• 地球信息科学理论与方法 •

### 改进的最小生成树自适应空间点聚类算法

1. 1. 传统村镇文化数字化保护与创意利用技术国家地方联合工程实验室, 衡阳 421002
2. 湖南省古村古镇文化遗产数字化传承协同创新中心, 衡阳 421002
• 收稿日期:2018-01-30 修回日期:2018-04-15 出版日期:2018-07-20 发布日期:2018-07-13
• 通讯作者: 段晓旗 E-mail:715829216@qq.com;201997125@qq.com
• 作者简介:

作者简介：颜金彪（1987-）,男,湖南衡阳人,硕士生,主要从事时空数据挖掘研究。E-mail: 715829216@qq.com

• 基金资助:
国家自然科学基金项目（41471118、41771150、41771188）;衡阳师范学院青年项目（16A01、17A02）

### Improved Adaptive Spatial Points Clustering Algorithm Based on Minimum Spanning Tree

YAN Jinbiao1,2(), ZHENG Wenwu1,2, DUAN Xiaoqi1,2,*(), DENG Yunyuan1,2, GUO Yuanjun1,2, HU Zui1,2

1. 1. National-Local Joint Engineering Laboratory on Digital Preservation and Innovative Technologies for the Culture of Traditional Villages and Towns, Hengyang 421002, China
2. Cooperative Innovation Center for Digitalization of Cultural Heritage in Traditional Villages and Towns, Hengyang 421002, China
• Received:2018-01-30 Revised:2018-04-15 Online:2018-07-20 Published:2018-07-13
• Contact: DUAN Xiaoqi E-mail:715829216@qq.com;201997125@qq.com
• Supported by:
National Natural Science Foundation of China, No.41471118, 41771150, 41771188; Youth Project of Hengyang Normal university, No.16A01,17A02

Abstract:

In this paper, we proposed an improved adaptive spatial point clustering algorithm based on minimum spanning tree (MSTAA in abbreviation) to solve the problems existed in the traditional clustering algorithms.
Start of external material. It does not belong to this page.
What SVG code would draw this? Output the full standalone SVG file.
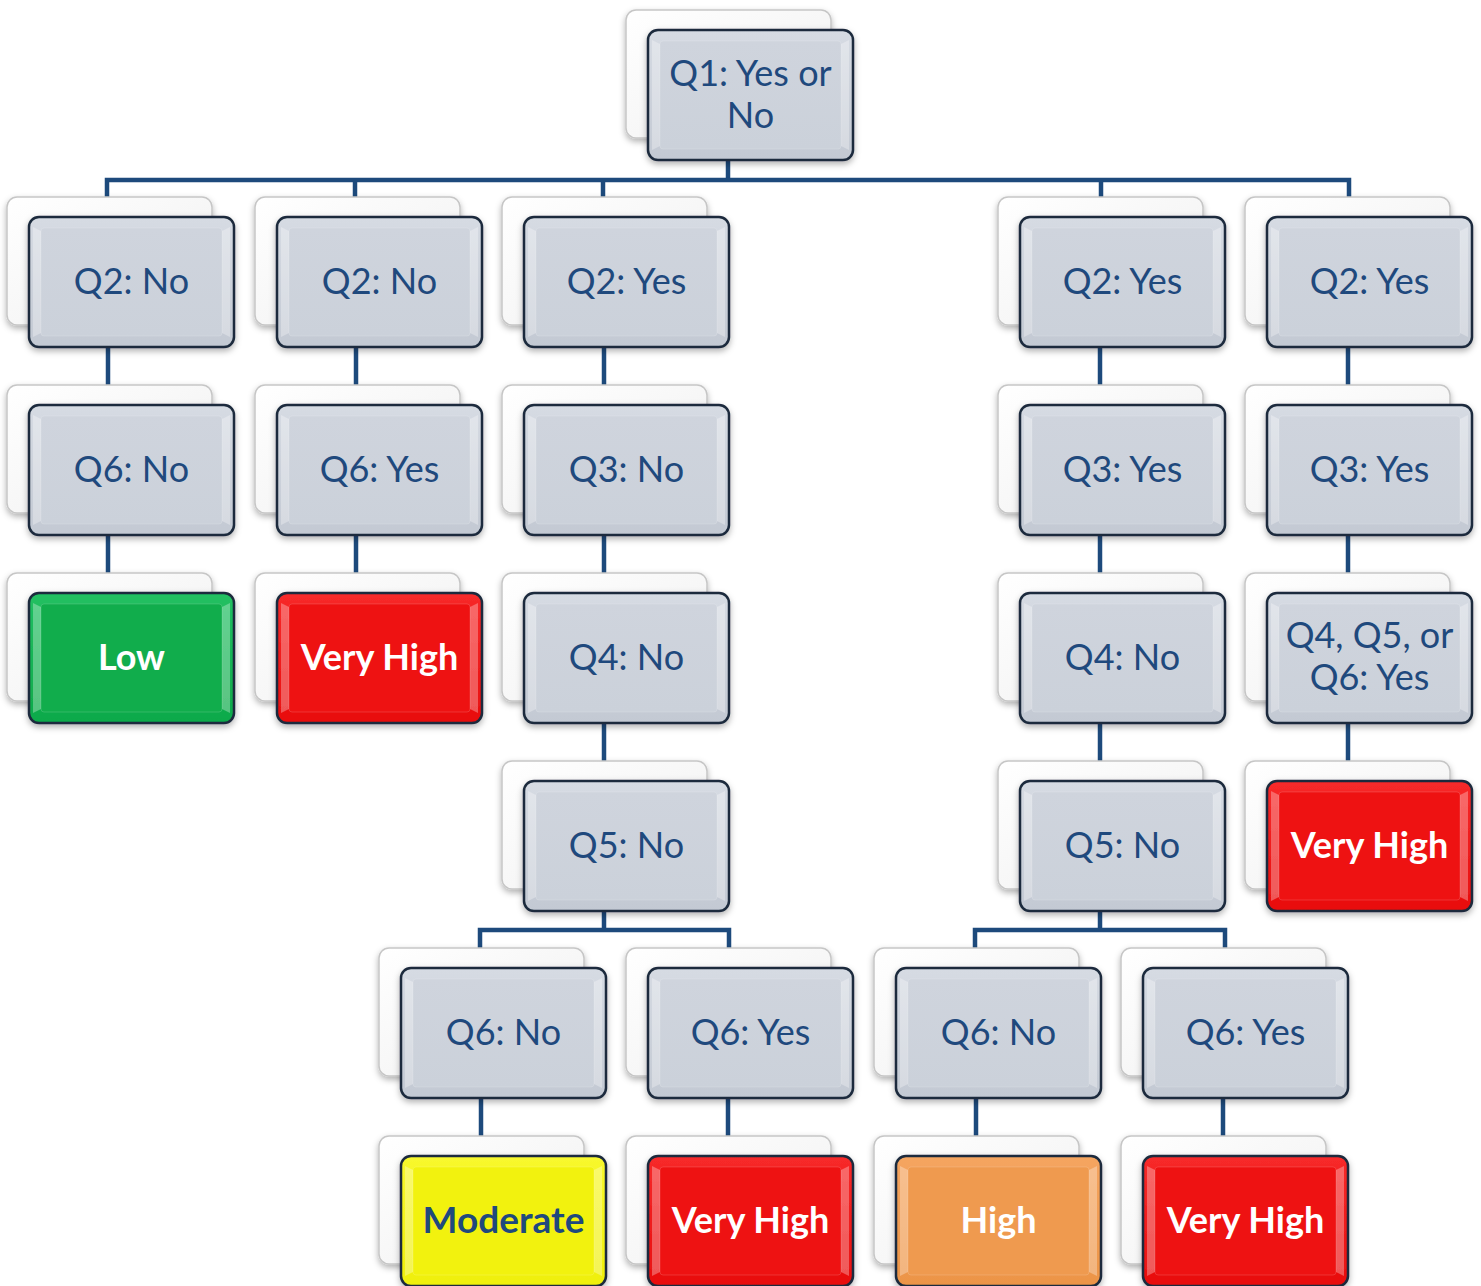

The first problem of these classical clustering algorithms is that the noise edges are determined using the global invariant. Another one is that the initial clustering parameters such as edge weight tolerance, edge variation factor, the number of clusters and initial clustering centers are determined by the users empirically. Furthermore, these algorithms can't find the noise edges at the local level. Based on these problems mentioned above, the algorithm put forward in this article aims to overcome the influence of subjective factors by defining two clipping factors. These trimming factors do not need to be determined by the users and can be automatically obtained according to the statistical features of the side length in the minimum spanning tree. The detailed realization process is as follows. In the first place, the pruning operation on the minimum spanning tree from the global level is carried out, which can eliminate the noises in the global environment. After the first round of tailoring, the initial minimum spanning tree becomes sub-tree collections. In the second place, in order to eliminate the noises at the local level, the algorithm performs the second round of pruning operation by setting the adaptive local cutting factor in the light of the side length statistics of each sub-tree. After the above two rounds of cutting, the MSTAA algorithm will get the final clustering result. In order to validate the effectiveness of the algorithm, both a simulated data and a practical application are adopted. By comparing with 4 classical clustering algorithms (k-means, DBSCAN, SEMST, HEMST), we find that the improved algorithm presented in this paper could find clusters of arbitrary shape and density in the environment where no one provides experience parameters. At the same time, not only does the MSTAA algorithm eliminate the obvious global noise points, but also it can distinguish noise points at the local environment so as to ensure a high similarity degree of cluster point set. All of the features of the MSTAA algorithm mentioned above make it possible to automatically mine hidden information behind spatial point data.